Adding Memory

8085 Circuit image showing Memory IC

Finally, a Real Computer System.

Now we replace the resistors with an actual memory. We can run programs, and use the SOD line to drive an LED to see it doing something.

Real Memory, Real Programs

Non-Volatile RAM

Using my principle of keeping the IC count to a minimum, I decided to use a non-volatile RAM chip as the only memory in this system. This choice involves a certain amount of risk. Like wiping all of the system's memory with a single bad instruction. I feel there are ways of dealing with this, however. Likewise, having more than one chip adds the need for select and enable logic for the chips. The reduction in board space that I'll get from only having one memory will be worth the potential problems, I feel.

The fact that the RAM doesn't go *poof* when power goes off means that it can serve the role of both RAM and ROM. It also means the system gets an automatic "suspend" mode. The specific chip I selected was based on the need for non-volatility, simplicity, and the size of memory I thought would be comfortable for a simple machine-language based system. Anything from 4K to 16K would have been enough for me, I felt, since I expect system code to occupy about 2K, leaving about 2K for user applications.

A Dallas DS1225Y IC

As it happened I had a parts drawer filled with 8Kx8 NOVRAMs that I'd pulled from scrapped SCSI interface boards some years ago. These chips are rated to be good for 10 years. The dates on them range from 1989 to 1994, so they're all past their rated expiration date. Fortunately, all but two tested out as good (and it wasn't the oldest ones that failed.)

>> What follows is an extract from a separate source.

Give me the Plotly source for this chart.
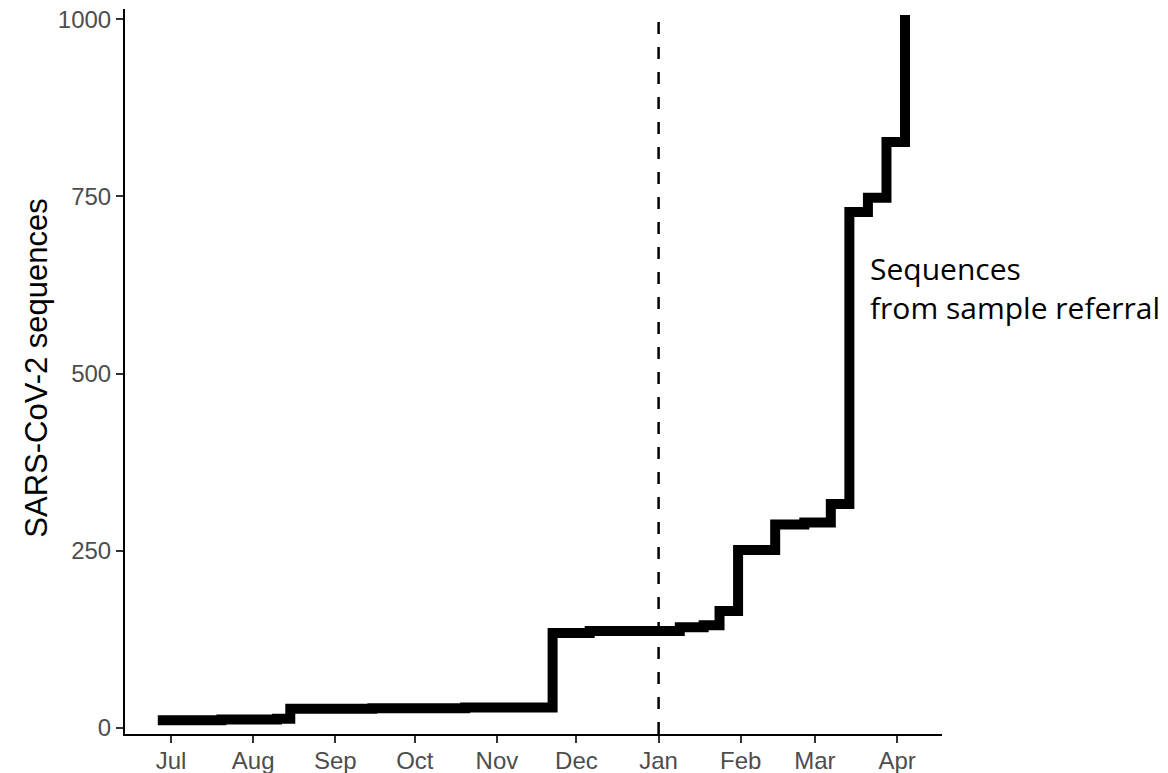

The chips are a mix of Dallas DS1225Y-170s and Benchmarq bq4010YMA-200s, which are functionally equivalent==the difference in speed being insignificant for an 8085 at clock speeds up to 6MHz. If all the pulls I have happen to go belly-up on me, new manufacture replacements are still available. They use a standard JEDEC memory pinout, so if I wished I could replace them with a standard RAM and add an external battery to make it non-volatile.

Interfacing the RAM

Wiring up the RAM is pretty straightforward:

(You can click on the image at the top of the page to see a close-up of my circuit.)

  • Remove the resistors connected to AD0-7 on the 8085 (pins 12-19.)
  • Connect the RAM Vss (pin 14) to Ground
  • Connect RAM Vcc (pin 28) to 5V.
  • Connect RAM /WE (pin 27) to 8085 /WR (pin 31).
  • Connect a 4.7K ohm resistor from RAM /WR (pin 27) to 5V.
  • Connect a 4.7K ohm resistor from RAM /OE (pin 22) to 5V.
  • Connect RAM /OE (pin 22) to 8085 /RD (pin 32).
  • Connect RAM /CE (pin 20) to 8085 IO/M (pin 34).
  • Connect RAM DQ0-7 (pins 11,12,13,15,16,17,18,19) to 8085 AD0-7 (pins 12, 13, 14, 15, 16, 17, 18, 19)
  • Connect RAM A0-A7 (pins 10, 9, 8, 7, 6, 5, 4, 3) to address latch A0-A7 (pins 2, 5, 6, 9, 12, 15, 16, 19).
  • Connect RAM A8-12 (pins 25, 24, 21, 23, 2) to 8085 A8-12 (pins 21, 22, 23, 24, 25).

Carefully check your connections, especially the address lines through the latch. When I first connected my RAM, I had a couple of address lines on the latch swapped. Somehow, my first program still ran, even though it was only four bytes long one of the address lines it was using was one of the incorrect ones. My second did not, however. It took me half an hour to figure out why.